We were in the stage of creating an entirely new product. A new technology, a new business problem, new architecture and new products. The learning curve was very high. In these types of projects, focus is very important. Focus on the lightest solution possible, building a first release fast and with high quality.
This is where I believe the focus of a planned iteration has high added value. Planning a time boxed delivery cycle with a clear goal. “At the end of the iteration we want to be able to… so that we learn about … and can improve our predictability and reduce variation.”
That’s why we’re thinking about reducing our ‘Kanban all the way’ vision. We will still use Kanban for most of our work, with one exception: The first release of a NEW product gets delivered by applying the Scrum framework. Highly focused iterations that are planned and evaluated in order to get past that first steep learning curve. Once things get stable, we will switch to a pull system. History has shown us that this can already be done after the first release. And since we try to keep this release as thin as possible, the switch can happen quite early.

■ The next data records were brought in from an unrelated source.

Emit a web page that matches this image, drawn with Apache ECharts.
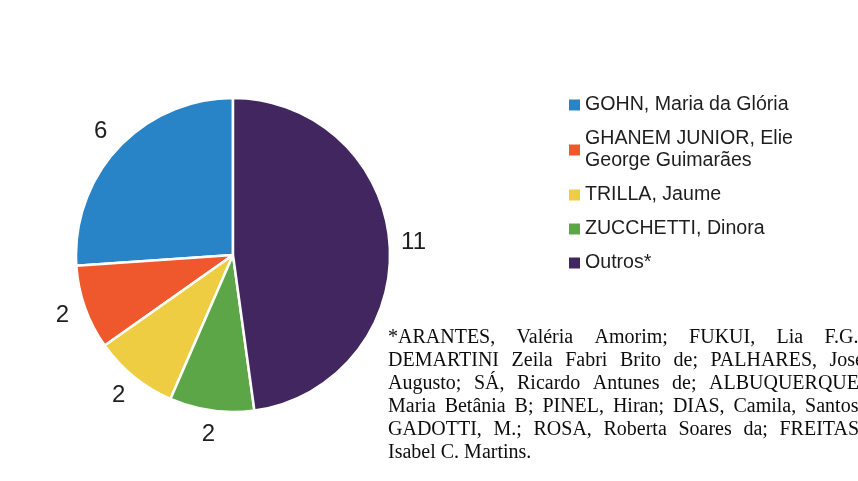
<!DOCTYPE html>
<html>
<head>
<meta charset="utf-8">
<script src="https://cdn.jsdelivr.net/npm/echarts@6/dist/echarts.min.js"></script>
<style>
  html, body { margin: 0; padding: 0; background: #fff; }
  #chart { width: 858px; height: 481px; }
</style>
</head>
<body>
<div id="chart"></div>
<script>
// autores citados
var names = ['GOHN, Maria da Glória', 'GHANEM JUNIOR, Elie George Guimarães', 'TRILLA, Jaume', 'ZUCCHETTI, Dinora', 'Outros*'];
var values = [6, 2, 2, 2, 11];
var colors = ['#2884c6', '#ef582d', '#efcd43', '#5ca648', '#41265f'];
var legendText = {
  'GHANEM JUNIOR, Elie George Guimarães': 'GHANEM JUNIOR, Elie\nGeorge Guimarães'
};
var noteLines = [
  '*ARANTES, Valéria Amorim; FUKUI, Lia F.G.;',
  'DEMARTINI Zeila Fabri Brito de; PALHARES, José',
  'Augusto; SÁ, Ricardo Antunes de; ALBUQUERQUE,',
  'Maria Betânia B; PINEL, Hiran; DIAS, Camila, Santos;',
  'GADOTTI, M.; ROSA, Roberta Soares da; FREITAS,',
  'Isabel C. Martins.'
];

var myChart = echarts.init(document.getElementById('chart'));

var pieData = [];
for (var i = 0; i < names.length; i++) {
  pieData.push({ name: names[i], value: values[i], itemStyle: { color: colors[i] } });
}

// nota de rodape justificada, palavra por palavra
var noteFont = '20px "Liberation Serif"';
var ctx = document.createElement('canvas').getContext('2d');
ctx.font = noteFont;
var noteLeft = 388, noteRight = 864, noteTop = 338, noteStep = 23;
var noteEls = [];
noteLines.forEach(function (line, li) {
  var words = line.split(' ');
  var widths = words.map(function (w) { return ctx.measureText(w).width; });
  var total = widths.reduce(function (a, b) { return a + b; }, 0);
  var last = li === noteLines.length - 1;
  var gap = last ? ctx.measureText(' ').width : (noteRight - noteLeft - total) / (words.length - 1);
  var x = noteLeft;
  words.forEach(function (w, wi) {
    noteEls.push({
      type: 'text',
      x: x,
      y: noteTop + li * noteStep,
      silent: true,
      style: { text: w, font: noteFont, fill: '#0d0d0d', verticalAlign: 'middle', align: 'left' }
    });
    x += widths[wi] + gap;
  });
});

var option = {
  backgroundColor: '#fff',
  animation: false,
  legend: {
    orient: 'vertical',
    left: 569,
    top: 94,
    padding: 0,
    itemWidth: 11,
    itemHeight: 11,
    itemGap: 12,
    icon: 'rect',
    data: names,
    selectedMode: false,
    formatter: function (n) { return legendText[n] || n; },
    itemStyle: { borderWidth: 0 },
    textStyle: {
      fontFamily: '"Liberation Sans", Arial, sans-serif',
      fontSize: 19.6,
      lineHeight: 22,
      color: '#1e1e1e'
    }
  },
  graphic: noteEls,
  series: [
    {
      name: 'Autores',
      type: 'pie',
      center: [233, 255],
      radius: 157,
      startAngle: 90,
      clockwise: false,
      silent: true,
      data: pieData,
      itemStyle: { borderColor: '#fff', borderWidth: 2.5 },
      label: { show: false },
      labelLine: { show: false }
    },
    {
      // anel invisivel so para os rotulos
      name: 'rotulos',
      type: 'pie',
      center: [233, 255],
      radius: [170, 186],
      startAngle: 90,
      clockwise: false,
      silent: true,
      avoidLabelOverlap: false,
      data: names.map(function (n, k) { return { name: n, value: values[k] }; }),
      itemStyle: { color: 'rgba(0,0,0,0)', borderWidth: 0 },
      label: {
        show: true,
        position: 'inside',
        formatter: '{c}',
        fontFamily: '"Liberation Sans", Arial, sans-serif',
        fontSize: 24,
        color: '#1e1e1e'
      },
      labelLine: { show: false }
    }
  ]
};
myChart.setOption(option);
</script>
</body>
</html>
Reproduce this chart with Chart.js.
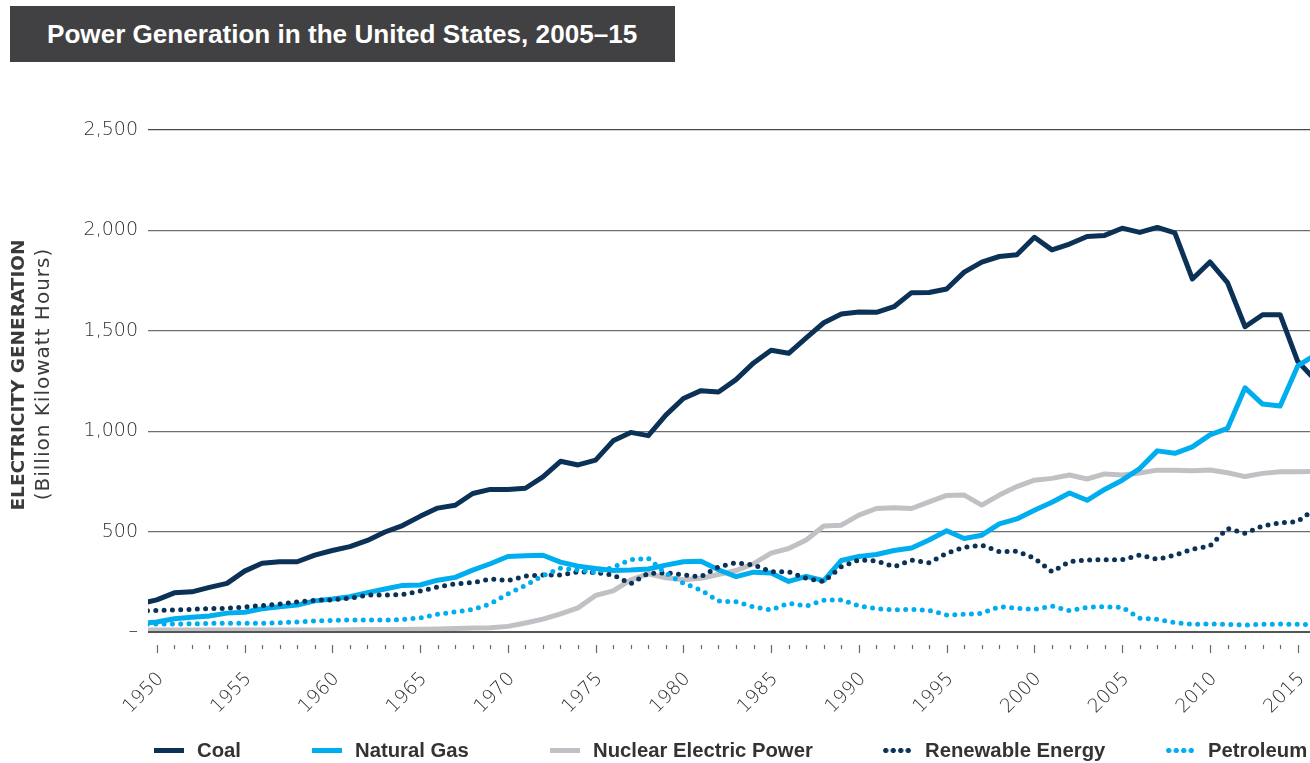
<!DOCTYPE html>
<html>
<head>
<meta charset="utf-8">
<script src="https://cdn.jsdelivr.net/npm/chart.js@4.4.1/dist/chart.umd.min.js"></script>
<style>
  html, body { margin:0; padding:0; background:#fff; }
  #wrap { position:relative; width:1310px; height:763px; overflow:hidden; background:#fff; }
  #c { position:absolute; left:0; top:0; }
  #title { position:absolute; left:10px; top:6px; width:665px; height:56px; background:#414042;
           color:#fff; font-family:"Liberation Sans", Arial, sans-serif; font-weight:bold; font-size:26.1px;
           line-height:56px; padding-left:37px; box-sizing:border-box; white-space:nowrap; }
  .ytitle { position:absolute; width:340px; height:26px; line-height:26px; text-align:center;
            transform:rotate(-90deg); white-space:nowrap; color:#3a3a3a; }
  #yt1 { left:-152px; top:362px; font-family:"DejaVu Sans", sans-serif; font-weight:bold; font-size:18.5px; }
  #yt2 { left:-128px; top:361px; font-family:"DejaVu Sans", sans-serif; font-size:20px; letter-spacing:1px; }
  #legend { position:absolute; left:0; top:737px; width:1310px; height:26px;
            font-family:"Liberation Sans", Arial, sans-serif; font-weight:bold; font-size:20.3px; color:#333; }
  #legend .item { position:absolute; top:0; height:26px; display:flex; align-items:center; white-space:nowrap; }
  #legend .sw { display:inline-block; width:30px; height:5px; margin-right:13px; }
</style>
</head>
<body>
<div id="wrap">
  <canvas id="c" width="1310" height="763"></canvas>
  <div id="title">Power Generation in the United States, 2005–15</div>
  <div class="ytitle" id="yt1">ELECTRICITY GENERATION</div>
  <div class="ytitle" id="yt2">(Billion Kilowatt Hours)</div>
  <div id="legend"></div>
</div>
<script>
// ---- Data (billion kWh) ----
const years = [1949,1950,1951,1952,1953,1954,1955,1956,1957,1958,1959,
  1960,1961,1962,1963,1964,1965,1966,1967,1968,1969,
  1970,1971,1972,1973,1974,1975,1976,1977,1978,1979,
  1980,1981,1982,1983,1984,1985,1986,1987,1988,1989,
  1990,1991,1992,1993,1994,1995,1996,1997,1998,1999,
  2000,2001,2002,2003,2004,2005,2006,2007,2008,2009,
  2010,2011,2012,2013,2014,2015,2016];

const coal = [140,160,195,200,222,242,303,342,350,350,383,
  406,425,456,498,530,576,617,631,690,710,
  710,716,773,850,832,856,952,994,978,1080,
  1163,1202,1195,1257,1340,1403,1388,1465,1540,1584,
  1594,1592,1620,1690,1691,1708,1792,1842,1870,1879,
  1966,1903,1932,1970,1975,2011,1990,2015,1988,1758,
  1843,1740,1520,1580,1580,1348,1255];

const naturalGas = [42,50,66,73,80,94,98,116,126,134,155,
  164,176,196,214,232,234,258,272,308,340,
  376,380,382,348,328,316,306,309,314,333,
  350,352,310,276,298,294,252,277,256,356,
  376,386,406,418,458,504,466,482,538,563,
  606,646,692,656,710,756,814,902,890,922,
  982,1014,1216,1135,1126,1325,1380];

const nuclear = [10,10,10,10,10,10,10,10,10,10,10,
  10,11,12,13,13,14,15,17,20,21,
  28,45,64,90,120,182,205,260,290,270,
  260,268,286,306,340,393,416,458,528,532,
  582,615,619,615,648,680,682,632,682,724,
  756,765,782,762,787,782,792,806,806,803,
  807,793,774,790,798,798,800];

const renewable = [104,107,110,113,116,118,124,132,139,150,158,
  160,168,184,184,186,204,224,240,246,264,
  256,278,284,284,300,296,284,240,292,295,
  284,275,325,345,334,300,300,267,251,325,
  359,354,325,358,345,392,422,433,400,403,
  367,300,350,359,360,360,383,362,383,412,
  428,516,491,528,544,550,615];

const petroleum = [38,40,40,41,43,43,43,44,46,50,55,
  58,60,60,60,62,70,88,100,112,140,
  190,232,280,318,309,296,322,360,367,292,
  243,209,154,151,125,110,143,129,158,160,
  130,116,110,113,108,85,88,93,126,118,
  113,129,106,123,126,123,68,63,46,38,
  40,38,35,38,40,38,36];

const seriesNames = ['Coal','Natural Gas','Nuclear Electric Power','Renewable Energy','Petroleum'];
const yTickValues = [0,500,1000,1500,2000,2500];
const xLabelYears = [1950,1955,1960,1965,1970,1975,1980,1985,1990,1995,2000,2005,2010,2015];
const xMinorYears = [1950,1951,1952,1953,1954,1955,1956,1957,1958,1959,1960,1961,1962,1963,1964,
  1965,1966,1967,1968,1969,1970,1971,1972,1973,1974,1975,1976,1977,1978,1979,1980,1981,1982,
  1983,1984,1985,1986,1987,1988,1989,1990,1991,1992,1993,1994,1995,1996,1997,1998,1999,2000,
  2001,2002,2003,2004,2005,2006,2007,2008,2009,2010,2011,2012,2013,2014,2015];

// ---- Styles / layout ----
const NAVY = '#0b3156', CYAN = '#00aeef', GREY = '#c1c1c5';
const styles = [
  {color:NAVY, dotted:false},
  {color:CYAN, dotted:false},
  {color:GREY, dotted:false},
  {color:NAVY, dotted:true},
  {color:CYAN, dotted:true}
];
const legendLeft = [154, 312, 550, 882, 1165];
const seriesValues = [coal, naturalGas, nuclear, renewable, petroleum];

const datasets = seriesValues.map((vals, i) => ({
  label: seriesNames[i],
  data: years.map((yr, j) => ({x: yr, y: vals[j]})),
  borderColor: styles[i].color,
  backgroundColor: styles[i].color,
  borderWidth: 5,
  borderDash: styles[i].dotted ? [0, 8.3] : [],
  borderCapStyle: styles[i].dotted ? 'round' : 'butt',
  borderJoinStyle: 'round',
  pointRadius: 0,
  tension: 0,
  fill: false,
  clip: {left:0, right:0, top:10, bottom:0},
  order: [4,3,5,2,1][i]
}));

const tickFont = {family:'"DejaVu Sans", sans-serif', size:19, weight:300};

const decoPlugin = {
  id:'deco',
  afterDatasetsDraw(chart) {
    const {ctx, chartArea, scales} = chart;
    const y0 = scales.y.getPixelForValue(0);
    ctx.save();
    ctx.strokeStyle = '#555';
    ctx.lineWidth = 2;
    ctx.beginPath();
    ctx.moveTo(chartArea.left, y0);
    ctx.lineTo(chartArea.right, y0);
    ctx.stroke();
    // tick marks below axis
    ctx.strokeStyle = '#6a6a6a';
    ctx.lineWidth = 1.2;
    xMinorYears.forEach(yr => {
      const x = Math.round(scales.x.getPixelForValue(yr)) + 0.5;
      const major = yr % 5 === 0;
      ctx.beginPath();
      ctx.moveTo(x, chartArea.bottom + 13);
      ctx.lineTo(x, chartArea.bottom + (major ? 21 : 17));
      ctx.stroke();
    });
    ctx.restore();
  }
};

new Chart(document.getElementById('c'), {
  type: 'line',
  data: { datasets },
  plugins: [decoPlugin],
  options: {
    responsive: false,
    animation: false,
    devicePixelRatio: 1,
    layout: { padding: {top:130, left:0, right:0, bottom:0} },
    plugins: { legend:{display:false}, title:{display:false}, tooltip:{enabled:false} },
    scales: {
      x: {
        type: 'linear',
        min: 1949.5, max: 2015.7,
        border: {display:false},
        grid: {display:false, drawTicks:false},
        afterBuildTicks: s => { s.ticks = xLabelYears.map(v => ({value:v})); },
        afterFit: s => { s.height = 131; s.paddingLeft = 0; s.paddingRight = 0; },
        ticks: {
          autoSkip:false, maxRotation:45, minRotation:45, padding:36, labelOffset:4,
          color:'#2f2f2f', font:tickFont,
          callback: v => String(v)
        }
      },
      y: {
        min: 0, max: 2500,
        border: {display:false},
        afterBuildTicks: s => { s.ticks = yTickValues.map(v => ({value:v})); },
        afterFit: s => { s.width = 148; s.paddingTop = 0; s.paddingBottom = 0; },
        grid: {
          drawTicks:false,
          color: c => (c.tick && (c.tick.value === 2500 || c.tick.value === 0)) ? '#4a4a4a' : '#6f6f6f',
          lineWidth: 1.2
        },
        ticks: {
          padding:10, color:'#2f2f2f', font:tickFont,
          callback: v => v === 0 ? '–' : v.toLocaleString('en-US')
        }
      }
    }
  }
});

// ---- HTML legend built from the series ----
const legend = document.getElementById('legend');
seriesNames.forEach((name, i) => {
  const item = document.createElement('div');
  item.className = 'item';
  item.style.left = legendLeft[i] + 'px';
  const sw = document.createElement('span');
  sw.className = 'sw';
  if (styles[i].dotted) {
    sw.style.background = `radial-gradient(circle, ${styles[i].color} 2.3px, rgba(255,255,255,0) 2.9px) 0 0 / 7.5px 5px repeat-x`;
  } else {
    sw.style.background = styles[i].color;
  }
  const tx = document.createElement('span');
  tx.textContent = name;
  item.appendChild(sw);
  item.appendChild(tx);
  legend.appendChild(item);
});
</script>
</body>
</html>
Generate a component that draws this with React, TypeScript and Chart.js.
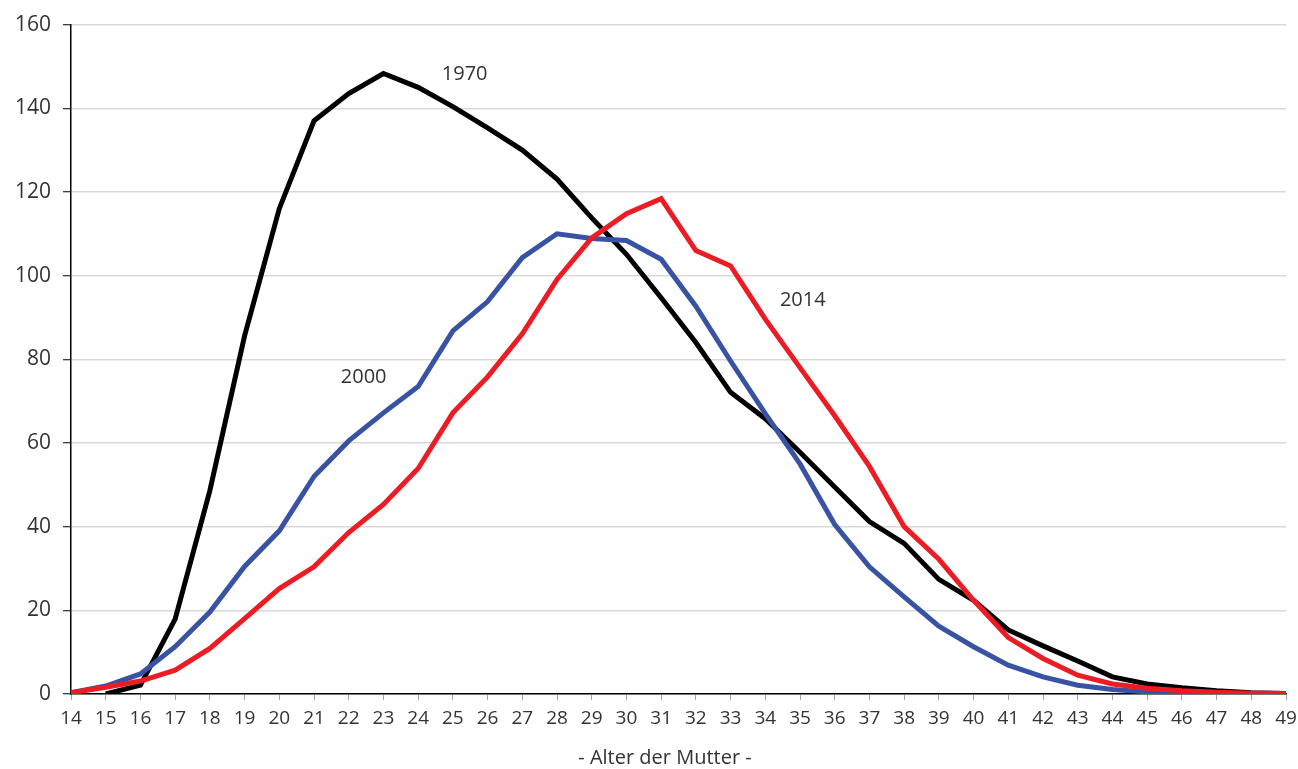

Why don’t we stick to Scrum after the first release? Well, because we truly value the Kanban concepts such as limited WIP, pull and reducing variability. They make it easier for us and the stakeholders to plan and adapt. It allows us to agree on SLA’s with different product stakeholders so that we don’t overload the teams, which only leads to frustration and mistrust.
Will this approach better fit our needs? I don’t know, but we have no other option to look further and try to improve. Every suggestion or thought is welcome!